Written request: Only the lines from the one with "Emit a Python" through the one with "lab.set_fontfamily('Liberation Sans Narrow')" are to be restated, word for word, with both of them included.

Provided information:
☆ ☆ ☆

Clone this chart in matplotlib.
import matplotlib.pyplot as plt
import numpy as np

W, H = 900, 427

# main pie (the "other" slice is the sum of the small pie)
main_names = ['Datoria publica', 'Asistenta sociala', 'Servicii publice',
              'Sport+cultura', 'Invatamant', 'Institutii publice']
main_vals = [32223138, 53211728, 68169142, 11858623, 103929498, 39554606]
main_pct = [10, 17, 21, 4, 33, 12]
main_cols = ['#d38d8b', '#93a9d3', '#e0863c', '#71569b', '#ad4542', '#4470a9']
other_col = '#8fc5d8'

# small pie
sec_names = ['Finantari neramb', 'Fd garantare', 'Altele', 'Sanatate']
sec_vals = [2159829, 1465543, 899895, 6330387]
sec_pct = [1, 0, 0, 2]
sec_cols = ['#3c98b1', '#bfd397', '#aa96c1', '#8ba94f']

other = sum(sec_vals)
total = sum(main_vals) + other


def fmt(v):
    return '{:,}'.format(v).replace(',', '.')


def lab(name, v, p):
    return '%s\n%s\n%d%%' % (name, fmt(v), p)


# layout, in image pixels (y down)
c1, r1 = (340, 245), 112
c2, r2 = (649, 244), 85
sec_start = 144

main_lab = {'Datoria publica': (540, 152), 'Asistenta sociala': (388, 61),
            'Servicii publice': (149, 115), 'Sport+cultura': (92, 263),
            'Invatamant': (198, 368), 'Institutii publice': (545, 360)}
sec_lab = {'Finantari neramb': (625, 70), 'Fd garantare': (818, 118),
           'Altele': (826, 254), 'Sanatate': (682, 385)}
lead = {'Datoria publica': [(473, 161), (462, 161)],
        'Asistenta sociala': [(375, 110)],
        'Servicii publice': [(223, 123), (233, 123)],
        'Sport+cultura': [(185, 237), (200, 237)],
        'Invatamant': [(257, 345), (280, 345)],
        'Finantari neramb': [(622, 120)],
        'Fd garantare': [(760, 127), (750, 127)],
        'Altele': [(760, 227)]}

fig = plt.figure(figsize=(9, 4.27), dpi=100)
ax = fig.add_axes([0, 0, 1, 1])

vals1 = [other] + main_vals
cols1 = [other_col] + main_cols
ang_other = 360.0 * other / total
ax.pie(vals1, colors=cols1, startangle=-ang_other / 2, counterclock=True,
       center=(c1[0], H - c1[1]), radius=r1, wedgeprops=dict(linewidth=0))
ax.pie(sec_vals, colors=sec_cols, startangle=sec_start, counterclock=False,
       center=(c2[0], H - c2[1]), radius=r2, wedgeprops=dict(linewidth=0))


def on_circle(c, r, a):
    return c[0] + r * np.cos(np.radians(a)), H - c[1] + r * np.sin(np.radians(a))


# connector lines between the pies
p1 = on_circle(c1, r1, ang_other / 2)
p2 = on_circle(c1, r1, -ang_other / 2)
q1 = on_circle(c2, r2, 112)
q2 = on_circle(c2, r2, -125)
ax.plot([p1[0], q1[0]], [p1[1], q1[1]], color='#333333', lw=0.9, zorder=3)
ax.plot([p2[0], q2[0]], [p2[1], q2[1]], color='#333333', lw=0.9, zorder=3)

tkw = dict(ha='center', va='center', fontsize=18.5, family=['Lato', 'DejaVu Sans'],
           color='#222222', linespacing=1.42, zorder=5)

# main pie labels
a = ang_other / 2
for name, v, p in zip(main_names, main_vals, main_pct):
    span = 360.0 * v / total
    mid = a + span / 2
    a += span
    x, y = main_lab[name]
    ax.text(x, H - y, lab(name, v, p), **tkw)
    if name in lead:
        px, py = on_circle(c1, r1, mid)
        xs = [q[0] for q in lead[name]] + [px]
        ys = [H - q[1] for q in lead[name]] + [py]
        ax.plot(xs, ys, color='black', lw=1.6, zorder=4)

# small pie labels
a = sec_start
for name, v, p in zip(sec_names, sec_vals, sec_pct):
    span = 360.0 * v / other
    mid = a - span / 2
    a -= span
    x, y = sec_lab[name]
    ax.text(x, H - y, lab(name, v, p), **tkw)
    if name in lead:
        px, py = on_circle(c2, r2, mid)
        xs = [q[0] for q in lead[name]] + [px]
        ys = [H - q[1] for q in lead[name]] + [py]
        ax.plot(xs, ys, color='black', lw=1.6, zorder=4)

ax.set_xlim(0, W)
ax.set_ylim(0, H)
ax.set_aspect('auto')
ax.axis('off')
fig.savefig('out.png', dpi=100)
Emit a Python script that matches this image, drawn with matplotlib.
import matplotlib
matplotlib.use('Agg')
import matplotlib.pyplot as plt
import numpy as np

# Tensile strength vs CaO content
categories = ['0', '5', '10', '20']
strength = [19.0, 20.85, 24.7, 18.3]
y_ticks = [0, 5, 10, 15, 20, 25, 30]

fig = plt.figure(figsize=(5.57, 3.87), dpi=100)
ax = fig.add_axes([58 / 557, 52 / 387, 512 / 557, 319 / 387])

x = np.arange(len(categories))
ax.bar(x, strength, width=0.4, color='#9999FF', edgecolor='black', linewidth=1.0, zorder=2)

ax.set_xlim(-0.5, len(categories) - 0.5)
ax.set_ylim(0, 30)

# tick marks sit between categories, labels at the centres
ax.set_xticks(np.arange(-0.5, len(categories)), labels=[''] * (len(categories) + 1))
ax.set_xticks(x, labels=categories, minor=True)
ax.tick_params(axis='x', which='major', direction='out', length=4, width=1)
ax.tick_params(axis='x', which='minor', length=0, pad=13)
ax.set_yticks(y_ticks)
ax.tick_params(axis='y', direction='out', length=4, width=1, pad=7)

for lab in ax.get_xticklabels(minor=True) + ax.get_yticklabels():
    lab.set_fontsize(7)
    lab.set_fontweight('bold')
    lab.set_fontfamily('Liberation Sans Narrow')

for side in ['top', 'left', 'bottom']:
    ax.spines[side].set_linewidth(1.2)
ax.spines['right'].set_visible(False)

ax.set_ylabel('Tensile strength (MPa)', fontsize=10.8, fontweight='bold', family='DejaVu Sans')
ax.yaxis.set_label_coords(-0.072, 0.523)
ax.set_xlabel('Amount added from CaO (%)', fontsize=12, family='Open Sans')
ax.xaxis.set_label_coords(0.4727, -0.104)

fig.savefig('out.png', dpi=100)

☆ ☆ ☆

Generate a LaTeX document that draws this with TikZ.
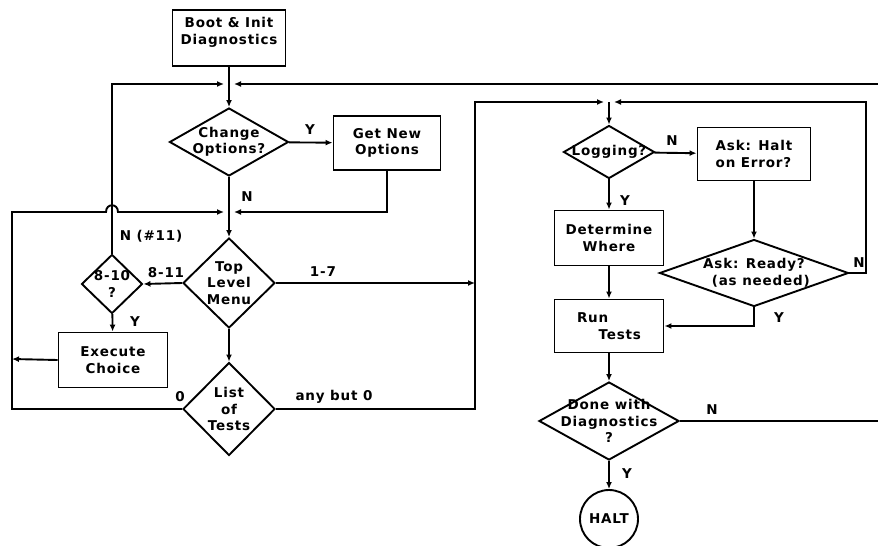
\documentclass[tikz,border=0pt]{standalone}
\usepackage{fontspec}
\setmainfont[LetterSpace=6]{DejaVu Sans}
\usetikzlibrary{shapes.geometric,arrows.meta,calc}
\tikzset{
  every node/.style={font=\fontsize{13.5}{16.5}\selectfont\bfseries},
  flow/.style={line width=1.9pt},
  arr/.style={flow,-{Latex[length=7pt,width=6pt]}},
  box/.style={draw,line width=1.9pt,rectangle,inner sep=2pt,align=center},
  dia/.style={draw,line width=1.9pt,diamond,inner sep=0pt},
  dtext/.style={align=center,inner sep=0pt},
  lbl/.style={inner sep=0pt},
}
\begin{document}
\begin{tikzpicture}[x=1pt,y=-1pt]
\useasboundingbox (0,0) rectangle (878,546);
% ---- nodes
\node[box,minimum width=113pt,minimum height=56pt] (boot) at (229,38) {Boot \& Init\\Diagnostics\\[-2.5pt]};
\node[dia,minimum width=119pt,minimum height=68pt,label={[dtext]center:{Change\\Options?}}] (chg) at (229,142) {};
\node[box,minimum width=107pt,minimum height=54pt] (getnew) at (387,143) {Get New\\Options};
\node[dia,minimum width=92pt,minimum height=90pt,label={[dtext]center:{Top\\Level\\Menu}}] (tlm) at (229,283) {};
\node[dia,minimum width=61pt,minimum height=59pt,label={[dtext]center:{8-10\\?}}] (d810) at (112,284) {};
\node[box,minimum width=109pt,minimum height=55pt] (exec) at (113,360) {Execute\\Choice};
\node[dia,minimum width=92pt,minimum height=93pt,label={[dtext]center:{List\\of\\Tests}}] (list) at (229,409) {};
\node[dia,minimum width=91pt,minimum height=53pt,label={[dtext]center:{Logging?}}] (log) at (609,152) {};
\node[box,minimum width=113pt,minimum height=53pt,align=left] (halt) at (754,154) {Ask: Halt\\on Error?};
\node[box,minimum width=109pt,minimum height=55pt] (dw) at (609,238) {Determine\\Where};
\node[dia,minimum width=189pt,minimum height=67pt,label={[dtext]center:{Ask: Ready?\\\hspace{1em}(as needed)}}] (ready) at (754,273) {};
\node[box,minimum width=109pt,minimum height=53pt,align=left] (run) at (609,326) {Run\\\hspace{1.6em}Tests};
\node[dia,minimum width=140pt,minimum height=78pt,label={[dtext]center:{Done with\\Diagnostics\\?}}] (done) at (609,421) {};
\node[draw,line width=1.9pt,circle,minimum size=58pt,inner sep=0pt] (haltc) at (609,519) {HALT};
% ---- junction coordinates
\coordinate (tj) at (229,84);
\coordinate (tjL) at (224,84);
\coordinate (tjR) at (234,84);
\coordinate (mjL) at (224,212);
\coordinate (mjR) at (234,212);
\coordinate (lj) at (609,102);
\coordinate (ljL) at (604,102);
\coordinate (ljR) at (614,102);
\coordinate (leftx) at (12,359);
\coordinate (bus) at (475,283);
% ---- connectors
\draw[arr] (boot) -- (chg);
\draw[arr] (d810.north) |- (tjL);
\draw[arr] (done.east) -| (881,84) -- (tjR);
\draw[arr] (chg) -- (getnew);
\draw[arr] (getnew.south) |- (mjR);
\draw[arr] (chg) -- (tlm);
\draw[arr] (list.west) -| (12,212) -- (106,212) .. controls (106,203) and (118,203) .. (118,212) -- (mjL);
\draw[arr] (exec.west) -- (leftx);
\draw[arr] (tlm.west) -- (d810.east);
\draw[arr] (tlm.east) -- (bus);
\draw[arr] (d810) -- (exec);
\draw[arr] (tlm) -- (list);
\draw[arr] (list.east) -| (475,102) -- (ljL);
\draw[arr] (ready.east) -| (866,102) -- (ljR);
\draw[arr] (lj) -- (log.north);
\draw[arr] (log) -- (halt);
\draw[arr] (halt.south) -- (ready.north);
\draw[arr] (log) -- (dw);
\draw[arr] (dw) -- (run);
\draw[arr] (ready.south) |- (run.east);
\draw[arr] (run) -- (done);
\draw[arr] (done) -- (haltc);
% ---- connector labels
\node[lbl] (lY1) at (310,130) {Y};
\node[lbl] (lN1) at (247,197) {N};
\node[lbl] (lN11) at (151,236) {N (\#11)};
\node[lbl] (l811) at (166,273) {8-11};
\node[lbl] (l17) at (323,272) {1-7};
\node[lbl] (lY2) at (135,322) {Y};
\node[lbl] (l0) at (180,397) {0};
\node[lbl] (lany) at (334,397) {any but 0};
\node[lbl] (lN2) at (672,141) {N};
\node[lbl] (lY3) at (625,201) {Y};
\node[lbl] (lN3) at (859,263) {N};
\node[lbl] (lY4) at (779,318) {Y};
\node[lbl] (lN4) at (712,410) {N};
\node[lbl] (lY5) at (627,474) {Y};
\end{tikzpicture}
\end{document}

☆ ☆ ☆

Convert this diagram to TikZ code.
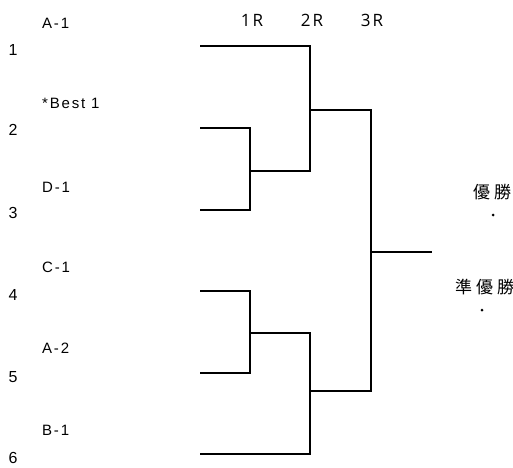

☆ ☆ ☆

Correct output:
Emit a Python script that matches this image, drawn with matplotlib.
import matplotlib
matplotlib.use('Agg')
import matplotlib.pyplot as plt
import numpy as np

# Tensile strength vs CaO content
categories = ['0', '5', '10', '20']
strength = [19.0, 20.85, 24.7, 18.3]
y_ticks = [0, 5, 10, 15, 20, 25, 30]

fig = plt.figure(figsize=(5.57, 3.87), dpi=100)
ax = fig.add_axes([58 / 557, 52 / 387, 512 / 557, 319 / 387])

x = np.arange(len(categories))
ax.bar(x, strength, width=0.4, color='#9999FF', edgecolor='black', linewidth=1.0, zorder=2)

ax.set_xlim(-0.5, len(categories) - 0.5)
ax.set_ylim(0, 30)

# tick marks sit between categories, labels at the centres
ax.set_xticks(np.arange(-0.5, len(categories)), labels=[''] * (len(categories) + 1))
ax.set_xticks(x, labels=categories, minor=True)
ax.tick_params(axis='x', which='major', direction='out', length=4, width=1)
ax.tick_params(axis='x', which='minor', length=0, pad=13)
ax.set_yticks(y_ticks)
ax.tick_params(axis='y', direction='out', length=4, width=1, pad=7)

for lab in ax.get_xticklabels(minor=True) + ax.get_yticklabels():
    lab.set_fontsize(7)
    lab.set_fontweight('bold')
    lab.set_fontfamily('Liberation Sans Narrow')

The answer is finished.